The poverty problem in both the systems lies in lo-caring the poor vis-a-vis the privileged seats of power and wealth, and in an ongoing struggle for power to the poor. This gives a Marxo-Gandhian idea of social change. Two such experiments took place after Gandhi-the Maoist civil war in China of the Marxian variety and the J.P. Civil movement of the Gandhian
variety, both against the coercive state. Unfortunately both the movements faded
into a hunt for political power. China, however, got an advantage of an
equalised economic order and discipline, but Gandhian India is again trapped in
vicious circle of political corruption, crimes and a semi-feudal state. Some
Gandhian solutions might still give a hope, because the Indian Marxism may now
reasonably reconcile with the system of change, which is less violent than
conceived.

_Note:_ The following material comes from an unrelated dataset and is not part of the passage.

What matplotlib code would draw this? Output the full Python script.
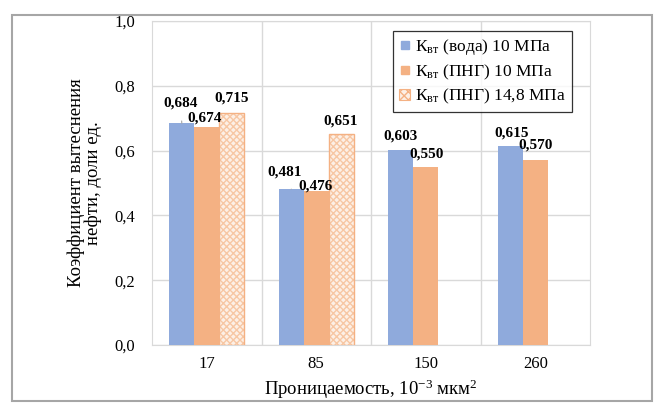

J.P. movement created numerous voluntary organizations in India to
weaken the political authority of the centralized state. The panchayats also got
a new life after this Movement. But this can work only after an egalitarian base
is created in society and the panchayats and the voluntary organizations start
operating as strong organs of the poor. The concept of Bhoodani (land donated)
panchayats of J.P. remains to be forced it to complete the movement.
This issue boils down to some
reconciliation between Gandhism and Marxism. It is contended that poverty
must be treated indigenous to particular areas and people, and various
spatial and ecological consideration have to be introduced if a slower but
surer solution against poverty is woven out in the economics of struggle. A
review of recent work of Amartya Sen needs to be added to what we call a
reformulation of a Gandhian system. But panchayats would remain the
unfulfilled part of the Movement, and also the last hope for the poor. Some
policy frame has been developed in later parts of this work, what Jan
Tinbergen would call be "Gandhian principles of simplicity and austerity".